Chef Harold Dieterle has done what many others have failed to do: he's whipped 15 minutes of reality show fame into two successful, critically acclaimed New York City restaurants. After winning Season One of Top Chef in 2005, he opened Perilla in 2007 and Kin Shop last year. He's since become something of a living legend. The New York Times has written that Dieterle "cooks from the Thai larder as if he had stepped out of a novel by John Burdett, a farang who can see ghosts, who knows that the mind is a Buddha's seat, who bleeds fish sauce." The chef explains to Inc.com contributor Clarissa Cruz how he went from a reality show to, well, reality.
Before appearing on Top Chef, were you concerned it would hurt your credibility as a chef?
Not really, I wasn't thinking long term just yet and was a sous chef at The Harrison when I signed up. I was more focused on how I could push my career forward and thought that the show might be a good way to do that. I'm also really competitive and liked the idea of a competition.
After you won, how did you react to the fame and recognition?
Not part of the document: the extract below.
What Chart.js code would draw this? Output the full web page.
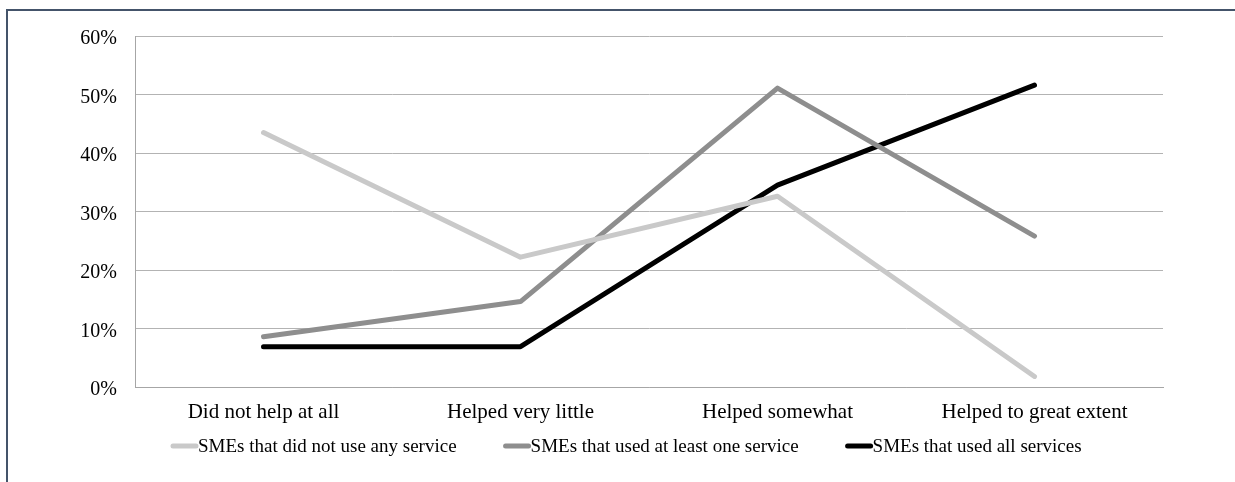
<!DOCTYPE html>
<html>
<head>
<meta charset="utf-8">
<script src="https://cdn.jsdelivr.net/npm/chart.js@4/dist/chart.umd.min.js"></script>
<style>
  html, body { margin: 0; padding: 0; background: #fff; }
  #wrap { position: relative; width: 1235px; height: 482px; overflow: hidden; }
  #frame { position: absolute; left: 6px; top: 9px; right: 0; bottom: -5px;
           border-top: 2px solid #44546a; border-left: 2px solid #44546a; }
  canvas { position: absolute; left: 0; top: 0; }
</style>
</head>
<body>
<div id="wrap">
  <div id="frame"></div>
  <canvas id="chart" width="1235" height="482"></canvas>
</div>
<script>
// categories & series (percent)
const categories = ["Did not help at all", "Helped very little", "Helped somewhat", "Helped to great extent"];
const noService   = [43.5, 22.2, 32.6, 1.8];
const oneService  = [8.6, 14.6, 51.1, 25.8];
const allServices = [6.9, 6.9, 34.5, 51.6];
const seriesNames = ["SMEs that did not use any service", "SMEs that used at least one service", "SMEs that used all services"];
const seriesColors = ["#c9c9c9", "#8e8e8e", "#000000"];

const FONT = "'Liberation Serif', 'Times New Roman', serif";

// legend drawn by hand: line marker touching its text
const lineLegend = {
  id: "lineLegend",
  afterDraw(chart) {
    const ctx = chart.ctx;
    const y = 446;
    let x = 170;
    ctx.save();
    ctx.font = "19px " + FONT;
    ctx.textBaseline = "middle";
    ctx.fillStyle = "#000";
    chart.data.datasets.forEach(ds => {
      ctx.strokeStyle = ds.borderColor;
      ctx.lineWidth = 5;
      ctx.lineCap = "round";
      ctx.beginPath();
      ctx.moveTo(x + 3, y);
      ctx.lineTo(x + 26, y);
      ctx.stroke();
      ctx.fillText(ds.label, x + 28, y + 1);
      x += 28 + ctx.measureText(ds.label).width + 46;
    });
    ctx.restore();
  }
};

const mk = (i, data) => ({
  label: seriesNames[i],
  data: data,
  borderColor: seriesColors[i],
  backgroundColor: seriesColors[i],
  borderWidth: 5,
  borderCapStyle: "round",
  borderJoinStyle: "round",
  pointRadius: 0,
  tension: 0
});

new Chart(document.getElementById("chart"), {
  type: "line",
  data: {
    labels: categories,
    datasets: [mk(0, noService), mk(1, oneService), mk(2, allServices)]
  },
  options: {
    responsive: false,
    animation: false,
    layout: { padding: { left: 0, right: 72, top: 36, bottom: 0 } },
    plugins: { legend: { display: false }, tooltip: { enabled: false } },
    scales: {
      x: {
        offset: true,
        grid: { display: false, drawTicks: false },
        border: { display: true, color: "#a6a6a6", width: 1 },
        ticks: { color: "#000", padding: 13, maxRotation: 0, font: { family: FONT, size: 21 } },
        afterFit(s) { s.height = 95; }
      },
      y: {
        min: 0, max: 60,
        grid: { color: "#b3b3b3", lineWidth: 1, drawTicks: false },
        border: { display: true, color: "#a6a6a6", width: 1 },
        ticks: { stepSize: 10, color: "#000", padding: 18, labelOffset: 3,
                 font: { family: FONT, size: 20 },
                 callback: v => v + "%" },
        afterFit(s) { s.width = 135; }
      }
    }
  },
  plugins: [lineLegend]
});
</script>
</body>
</html>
How did it affect your experience with opening Perilla?
Honestly, I was a bit shocked at first. The show was an instant hit and it certainly put a lot of new eyes on me. It was a bit stressful, but as a chef you just put your head down and get things done and that's kind of how I tackled it. Once we opened Perilla the expectations were high from the start, especially from the critics. It was received well though and I'm proud of what we've done in the past four years. We have a great base of regular customers who've been coming in since the start, but some folks definitely still come in because of Top Chef.
What steps did you take to ensure that you were taken seriously as a chef and not just a reality show winner? Are there opportunities that you turned down?
We (me and my business partner Alicia Nosenzo) put everything into opening Perilla and we really only wanted to focus on that. I turned everything down at first and worked nearly every service for the first six months. There were some sleepless nights, but it was worth it to make sure the restaurant was firing on all cylinders. While I appreciated all the opportunities, I never wanted to be viewed as a reality-show winner, but as a great chef—and hopefully with Perilla and Kin Shop people see that.
Why did you decide to open a second restaurant?
After traveling to Thailand for the second time, I became very passionate about Thai food and culture and that's when I knew I wanted to open Kin Shop. The various flavors and ingredients are really exciting for me.
What are your plans for the future?
Right now it's all about keeping both Perilla and Kin Shop running smoothly. It's a tough industry, but we are fortunate to have great teams in place at both restaurants.